Search code examples
javascriptphpjqueryhtmlsimple-html-dom

PHP Simple HTML DOM: How Do I Find Urls Exist In Javascript


PHP: i am parsing some pages using Simple Html Dom Parser, I have done lot the work already, but stuck at a point.

How do i get url that resides in a javascript function. (Urls are random) Like this

<script> 
    lstImages = array();   
    lstImages.push("abc.com/123873.php");
    lstImages.push("abc.com/125673.php");
</script>

How am i supposed to get them? They can be random in count, some pages have 20, some 25 and so on.
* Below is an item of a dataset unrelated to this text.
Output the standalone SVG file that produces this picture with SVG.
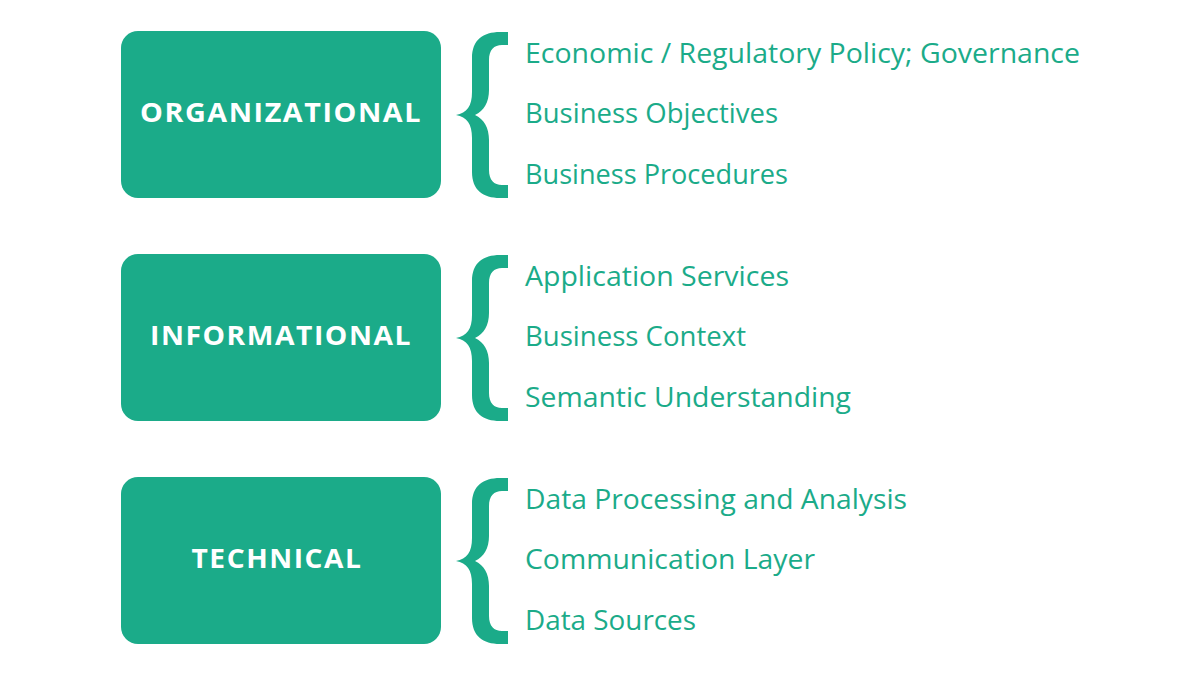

Help will be appreciated, i am exhausted already working with this thing.

Sample Code:

require "simple_html_dom.php";
$html = file_get_html('pages.html');

$file = fopen("links.txt","w");
foreach($html->find('a') as $link) {
    echo fwrite($file,$link->href."\n");
}

Solution

  • Since you can't use a DOM parser to scrape Javascript, you can do this with Regular Expressions.

    Use this:

    $html = file_get_html('pages.html');
    
    $re = "/push\\(\"(.*)\"\\)/"; 
    $str = $html;
    
    preg_match_all($re, $str, $matches);
    

    $matches now contains an array with your URL's.